The human rights office will be staffed by officials from the council and the Russian government, and will take complaints, act as mediator and draw up files on alleged abuses.

Opening the conference yesterday the Minister for Foreign Affairs, Mr Cowen, urged the Russian government to conduct a thorough and transparent investigation into the reports of civilian killings and human rights abuses, and bring those responsible to justice. He said the Council of Europe was ready to assist Russia in every possible way to establish lasting peace in Chechnya.

Referring to the setting up of a Human Rights Commission in this state, as agreed in the Belfast Agreement, he said the legislation on this was currently before the Dail.

"Once established, the Human Rights Commission will also work closely with the Northern Ireland Human Rights Commission through a joint committee comprising members of the two bodies. One of its first tasks will be to draft a Charter of Rights for all the people of this island."

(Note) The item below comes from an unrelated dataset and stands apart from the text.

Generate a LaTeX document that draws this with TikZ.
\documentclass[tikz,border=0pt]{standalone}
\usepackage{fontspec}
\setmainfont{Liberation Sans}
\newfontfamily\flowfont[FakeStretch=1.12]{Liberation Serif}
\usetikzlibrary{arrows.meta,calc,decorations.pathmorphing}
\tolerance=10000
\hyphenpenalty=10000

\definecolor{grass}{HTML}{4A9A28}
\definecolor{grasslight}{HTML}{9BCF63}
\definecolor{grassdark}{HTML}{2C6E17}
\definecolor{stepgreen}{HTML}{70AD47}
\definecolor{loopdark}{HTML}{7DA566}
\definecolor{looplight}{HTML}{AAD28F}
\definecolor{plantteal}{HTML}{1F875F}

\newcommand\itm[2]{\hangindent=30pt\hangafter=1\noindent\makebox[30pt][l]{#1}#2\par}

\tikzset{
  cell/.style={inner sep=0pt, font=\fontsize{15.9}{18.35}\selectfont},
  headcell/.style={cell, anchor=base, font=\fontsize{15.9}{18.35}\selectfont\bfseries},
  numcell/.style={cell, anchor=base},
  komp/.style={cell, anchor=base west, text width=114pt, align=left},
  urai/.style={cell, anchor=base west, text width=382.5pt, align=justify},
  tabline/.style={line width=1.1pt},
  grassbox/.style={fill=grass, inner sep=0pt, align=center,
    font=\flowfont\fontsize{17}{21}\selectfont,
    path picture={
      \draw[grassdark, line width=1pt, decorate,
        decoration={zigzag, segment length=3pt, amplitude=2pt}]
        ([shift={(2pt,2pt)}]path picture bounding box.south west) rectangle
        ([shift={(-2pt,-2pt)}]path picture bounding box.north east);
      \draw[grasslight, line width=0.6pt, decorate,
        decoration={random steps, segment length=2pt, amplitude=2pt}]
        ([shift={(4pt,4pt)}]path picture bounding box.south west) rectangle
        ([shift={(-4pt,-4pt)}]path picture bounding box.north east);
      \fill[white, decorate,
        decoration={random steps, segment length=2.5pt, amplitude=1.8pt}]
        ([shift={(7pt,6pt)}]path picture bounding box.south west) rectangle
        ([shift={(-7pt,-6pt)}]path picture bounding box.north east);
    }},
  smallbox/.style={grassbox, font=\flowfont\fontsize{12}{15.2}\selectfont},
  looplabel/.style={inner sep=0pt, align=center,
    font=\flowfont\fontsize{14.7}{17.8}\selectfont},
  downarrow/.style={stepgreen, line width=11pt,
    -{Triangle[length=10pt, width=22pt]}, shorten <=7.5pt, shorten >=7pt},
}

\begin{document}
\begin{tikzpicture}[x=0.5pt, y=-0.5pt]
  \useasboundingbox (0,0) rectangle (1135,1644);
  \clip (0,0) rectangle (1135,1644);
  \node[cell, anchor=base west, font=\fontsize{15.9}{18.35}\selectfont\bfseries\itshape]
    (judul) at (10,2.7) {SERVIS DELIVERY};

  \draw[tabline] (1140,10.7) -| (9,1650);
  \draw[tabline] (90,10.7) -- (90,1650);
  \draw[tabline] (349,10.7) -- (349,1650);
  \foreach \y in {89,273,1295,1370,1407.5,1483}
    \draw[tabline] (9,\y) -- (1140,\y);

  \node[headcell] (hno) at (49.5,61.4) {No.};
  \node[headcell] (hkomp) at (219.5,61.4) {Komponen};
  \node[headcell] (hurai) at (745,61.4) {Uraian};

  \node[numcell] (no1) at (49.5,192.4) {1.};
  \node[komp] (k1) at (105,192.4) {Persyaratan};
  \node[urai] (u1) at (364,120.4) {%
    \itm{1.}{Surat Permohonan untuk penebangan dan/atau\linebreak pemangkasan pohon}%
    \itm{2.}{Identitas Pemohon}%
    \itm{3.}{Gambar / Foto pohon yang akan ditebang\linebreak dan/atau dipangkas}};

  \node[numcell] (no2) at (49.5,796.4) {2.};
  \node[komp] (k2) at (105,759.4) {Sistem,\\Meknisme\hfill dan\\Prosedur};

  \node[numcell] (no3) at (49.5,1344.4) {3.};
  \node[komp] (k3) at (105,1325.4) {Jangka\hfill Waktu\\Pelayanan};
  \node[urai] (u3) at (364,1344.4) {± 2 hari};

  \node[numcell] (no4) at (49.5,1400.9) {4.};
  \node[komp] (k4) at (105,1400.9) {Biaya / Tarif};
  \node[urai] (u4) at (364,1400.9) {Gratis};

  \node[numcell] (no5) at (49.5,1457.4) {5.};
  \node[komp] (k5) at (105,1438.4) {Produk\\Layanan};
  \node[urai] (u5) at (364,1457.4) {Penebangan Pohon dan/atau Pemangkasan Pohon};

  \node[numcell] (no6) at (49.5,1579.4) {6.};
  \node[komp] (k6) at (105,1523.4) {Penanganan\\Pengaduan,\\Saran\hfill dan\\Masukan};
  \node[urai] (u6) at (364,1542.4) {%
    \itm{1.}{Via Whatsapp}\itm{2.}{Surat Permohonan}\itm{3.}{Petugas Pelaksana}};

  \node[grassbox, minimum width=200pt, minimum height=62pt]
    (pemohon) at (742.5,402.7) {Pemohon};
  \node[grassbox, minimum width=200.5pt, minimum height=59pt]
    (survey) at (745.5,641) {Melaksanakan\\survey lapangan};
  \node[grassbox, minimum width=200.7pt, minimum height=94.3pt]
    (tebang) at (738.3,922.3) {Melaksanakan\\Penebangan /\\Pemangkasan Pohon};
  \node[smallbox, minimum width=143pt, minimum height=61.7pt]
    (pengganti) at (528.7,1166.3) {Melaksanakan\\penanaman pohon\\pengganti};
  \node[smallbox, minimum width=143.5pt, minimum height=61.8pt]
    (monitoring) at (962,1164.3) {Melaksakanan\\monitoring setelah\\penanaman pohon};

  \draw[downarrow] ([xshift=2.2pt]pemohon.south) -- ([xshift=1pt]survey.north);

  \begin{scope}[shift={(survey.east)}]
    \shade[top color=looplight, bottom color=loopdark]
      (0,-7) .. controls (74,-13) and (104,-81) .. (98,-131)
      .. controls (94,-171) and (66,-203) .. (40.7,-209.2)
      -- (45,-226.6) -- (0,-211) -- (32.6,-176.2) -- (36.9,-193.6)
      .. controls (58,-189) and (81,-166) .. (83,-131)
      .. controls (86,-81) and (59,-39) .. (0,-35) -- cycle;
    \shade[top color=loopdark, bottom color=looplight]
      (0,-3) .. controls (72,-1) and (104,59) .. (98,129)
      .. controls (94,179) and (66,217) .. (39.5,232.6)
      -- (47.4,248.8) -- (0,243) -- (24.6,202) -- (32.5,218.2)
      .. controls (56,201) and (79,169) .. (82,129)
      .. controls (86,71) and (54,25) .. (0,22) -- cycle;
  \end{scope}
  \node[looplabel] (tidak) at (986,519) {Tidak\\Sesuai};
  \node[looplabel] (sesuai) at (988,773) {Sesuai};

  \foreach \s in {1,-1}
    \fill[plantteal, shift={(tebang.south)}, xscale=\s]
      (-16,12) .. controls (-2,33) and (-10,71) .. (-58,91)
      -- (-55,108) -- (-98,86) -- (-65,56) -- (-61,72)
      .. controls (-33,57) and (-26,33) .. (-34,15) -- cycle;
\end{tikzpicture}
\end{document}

Prof Conor Gearty of King's College, London, told the conference that human rights are a way of empowering the political process rather than a substitute for it.

The best way to achieve social and economic rights was through legislation on the allocation of resources, he said. In general this was to be preferred to general statements in the Constitution which might not mean much in practice.

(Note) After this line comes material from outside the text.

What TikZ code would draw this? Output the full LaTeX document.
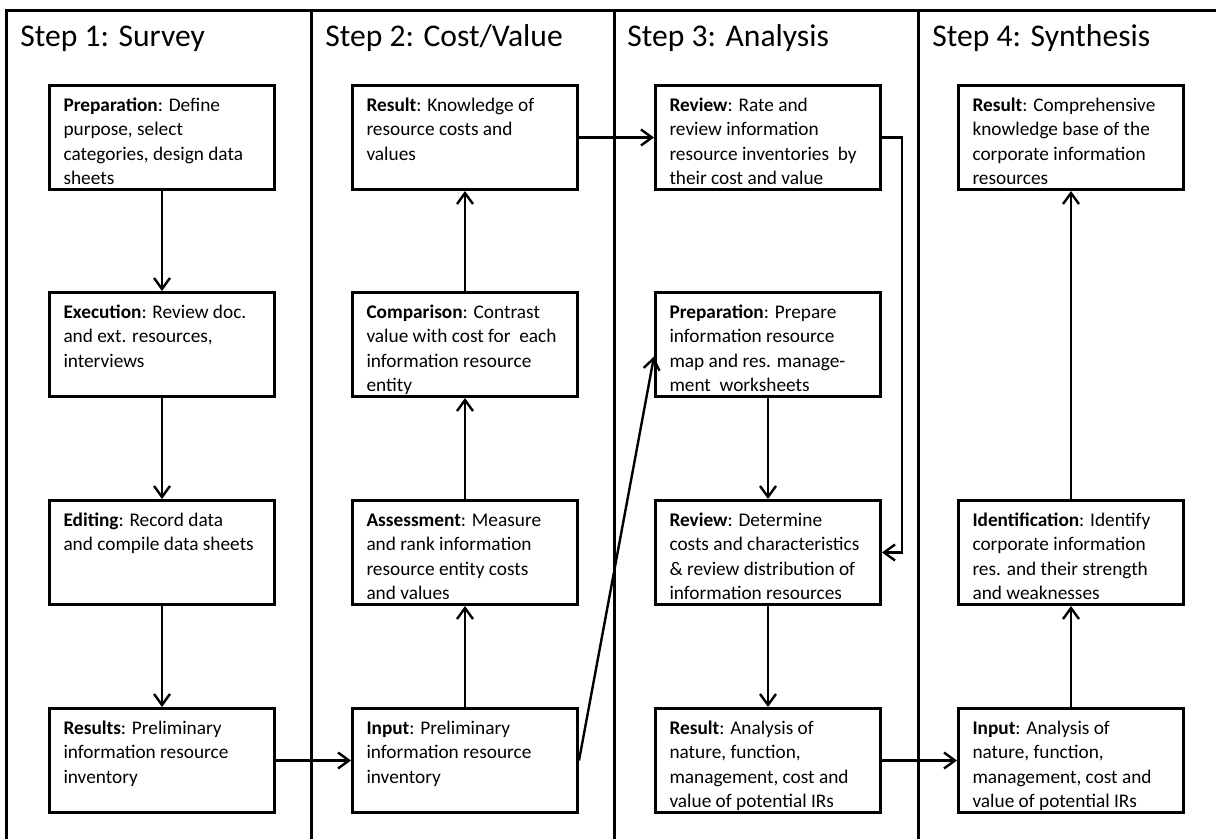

Prof Gearty said that a single model of human rights machinery might not be applicable in all circumstances. "The more popular the language of rights, the less certain its meaning," he said.

The idea of human rights sprang from an intuition about the human person, about seeing people as people, not as commodities or as animals or less than animals. But on its own it was vacuous. "There is a need to connect that intuition with various dynamic parts of our society," he said.

The idea of human rights could be put in absolutely uncompromising terms, based on an idea of the rational person achieving rational solutions. But the reality was messier. This meant that in the 19th century some people thought the idea of human rights was absurd. Political thinkers like Bentham and Marx, who were critical of the abstract idea of human rights, taught us the importance of complementing human rights with other ideas of representativity and social context.

"The commitment to the idea of social and economic rights is a legacy of that insight," he said.

While "human rights talk" should not substitute for the political process, the language of rights might be a way, in a malfunctioning nation, of managing a fractured society, he said.